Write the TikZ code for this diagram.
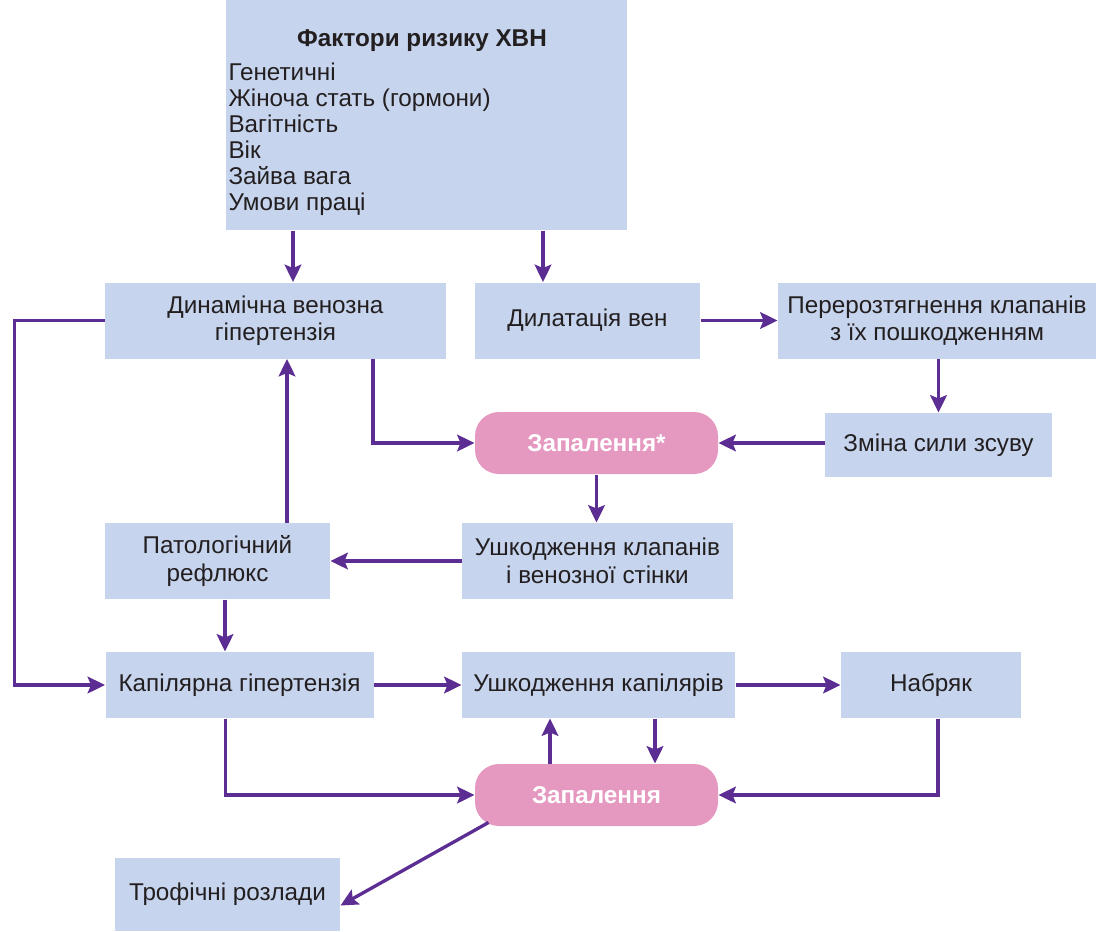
\documentclass[tikz,border=0pt]{standalone}
\usepackage{fontspec}
\setmainfont{Liberation Sans}
\usetikzlibrary{arrows.meta,calc}

\definecolor{boxblue}{RGB}{198,212,237}
\definecolor{pillpink}{RGB}{229,153,193}
\definecolor{arrowpurple}{RGB}{92,45,146}
\definecolor{inkdark}{RGB}{35,31,32}

\tikzset{every picture/.style={line width=0.75pt}}
\tikzset{
  blockbox/.style={fill=boxblue, draw=none, inner sep=0pt, align=center, text=inkdark,
    font=\fontsize{18.2}{20.6}\selectfont},
  pillbox/.style={fill=pillpink, draw=none, rounded corners=18pt, inner sep=0pt, text=white,
    font=\bfseries\fontsize{18.2}{20.6}\selectfont},
  listtext/.style={inner sep=0pt, text=inkdark, font=\fontsize{18.2}{19.5}\selectfont},
  flow/.style={draw=arrowpurple, line width=2.5pt, -{Stealth[length=13pt,width=12.5pt,inset=2.5pt]}}
}

\begin{document}
\begin{tikzpicture}[x=0.75pt,y=0.75pt,yscale=-1,xscale=1]
\useasboundingbox (0,0) rectangle (1098,931);

%Shape: Rectangle [risk factors]
\node[blockbox, minimum width=0.75*401, minimum height=0.75*230] (factors) at (426.5,115) {};
% Text Node
\node[listtext, anchor=base, font=\bfseries\fontsize{18.2}{19.5}\selectfont] (factorstitle) at (422,47) {Фактори ризику ХВН};
% Text Node (list)
\foreach \t [count=\i] in {Генетичні, Жіноча стать (гормони), Вагітність, Вік, Зайва вага, Умови праці}
  \node[listtext, anchor=base west] (fac\i) at (228,{80+26*(\i-1)}) {\t};

%Shape: Rectangle [top row]
\node[blockbox, minimum width=0.75*341, minimum height=0.75*76] (dynhyp) at (275.5,320.5) {Динамічна венозна\\гіпертензія};
\node[blockbox, minimum width=0.75*225, minimum height=0.75*76] (dilat) at (587.5,320.5) {Дилатація вен};
\node[blockbox, minimum width=0.75*318, minimum height=0.75*76] (overstr) at (937,320.5) {Перерозтягнення клапанів\\з їх пошкодженням};

%Shape: Rounded Rect + Rectangle [second row]
\node[pillbox, minimum width=0.75*243, minimum height=0.75*62] (inflone) at (596.5,443) {Запалення*};
\node[blockbox, minimum width=0.75*227, minimum height=0.75*64] (shear) at (938.5,445) {Зміна сили зсуву};

%Shape: Rectangle [third row]
\node[blockbox, minimum width=0.75*225, minimum height=0.75*76] (reflux) at (217.5,561) {Патологічний\\рефлюкс};
\node[blockbox, minimum width=0.75*271, minimum height=0.75*76] (valve) at (597.5,561) {Ушкодження клапанів\\і венозної стінки};

%Shape: Rectangle [fourth row]
\node[blockbox, minimum width=0.75*268, minimum height=0.75*66] (caphyp) at (239.5,685) {Капілярна гіпертензія};
\node[blockbox, minimum width=0.75*273, minimum height=0.75*66] (capdmg) at (598.5,685) {Ушкодження капілярів};
\node[blockbox, minimum width=0.75*180, minimum height=0.75*66] (edema) at (931,685) {Набряк};

%Shape: Rounded Rect [bottom]
\node[pillbox, minimum width=0.75*243, minimum height=0.75*62] (infltwo) at (596.5,795) {Запалення};
\node[blockbox, minimum width=0.75*225, minimum height=0.75*73] (trophic) at (227.5,894.5) {Трофічні розлади};

% connector points
\coordinate (pa) at ($(dynhyp.north)+(17.5,0)$);
\coordinate (pb) at ($(dilat.north)+(-44.5,0)$);
\coordinate (pd) at ($(dynhyp.south)+(97.5,0)$);
\coordinate (pe) at ($(reflux.north)+(69.5,0)$);
\coordinate (pf) at ($(reflux.south)+(7.5,0)$);
\coordinate (loop) at ($(dynhyp.west)+(-90,0)$);
\coordinate (pg) at ($(infltwo.north)+(-46.5,0)$);
\coordinate (ph) at ($(capdmg.south)+(56.5,0)$);
\coordinate (pi) at ($(caphyp.south)+(-14,0)$);
\coordinate (pj) at ($(edema.south)+(7,0)$);
\coordinate (pk) at ($(infltwo.south west)+(14,-4)$);
\coordinate (pl) at ($(trophic.east)+(0,11)$);

%Straight Lines
\draw[flow] (factors.south -| pa) -- (pa);
\draw[flow] (factors.south -| pb) -- (pb);
\draw[flow] (dilat.east) -- (overstr.west);
\draw[flow] (overstr.south -| shear.north) -- (shear.north);
\draw[flow] (shear.west |- inflone.east) -- (inflone.east);
\draw[flow] (pd) |- (inflone.west);
\draw[flow] (inflone.south) -- (valve.north -| inflone.south);
\draw[flow] (valve.west) -- (reflux.east);
\draw[flow] (pe) -- (pe |- dynhyp.south);
\draw[flow] (pf) -- (pf |- caphyp.north);
\draw[flow] (dynhyp.west) -- (loop) |- (caphyp.west);
\draw[flow] (caphyp.east) -- (capdmg.west);
\draw[flow] (capdmg.east) -- (edema.west);
\draw[flow] (pg) -- (pg |- capdmg.south);
\draw[flow] (ph) -- (ph |- infltwo.north);
\draw[flow] (pi) |- (infltwo.west);
\draw[flow] (pj) |- (infltwo.east);
\draw[flow] (pk) -- (pl);

\end{tikzpicture}
\end{document}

______

### EXERCISE BRIEF
Repeat, word for word and with no pictures, only the lines running from the beginning of the data to the line that contains "(0,0) rectangle (1098,931);".

### OUTPUT OF THE TASK
Write the TikZ code for this diagram.
\documentclass[tikz,border=0pt]{standalone}
\usepackage{fontspec}
\setmainfont{Liberation Sans}
\usetikzlibrary{arrows.meta,calc}

\definecolor{boxblue}{RGB}{198,212,237}
\definecolor{pillpink}{RGB}{229,153,193}
\definecolor{arrowpurple}{RGB}{92,45,146}
\definecolor{inkdark}{RGB}{35,31,32}

\tikzset{every picture/.style={line width=0.75pt}}
\tikzset{
  blockbox/.style={fill=boxblue, draw=none, inner sep=0pt, align=center, text=inkdark,
    font=\fontsize{18.2}{20.6}\selectfont},
  pillbox/.style={fill=pillpink, draw=none, rounded corners=18pt, inner sep=0pt, text=white,
    font=\bfseries\fontsize{18.2}{20.6}\selectfont},
  listtext/.style={inner sep=0pt, text=inkdark, font=\fontsize{18.2}{19.5}\selectfont},
  flow/.style={draw=arrowpurple, line width=2.5pt, -{Stealth[length=13pt,width=12.5pt,inset=2.5pt]}}
}

\begin{document}
\begin{tikzpicture}[x=0.75pt,y=0.75pt,yscale=-1,xscale=1]
\useasboundingbox (0,0) rectangle (1098,931);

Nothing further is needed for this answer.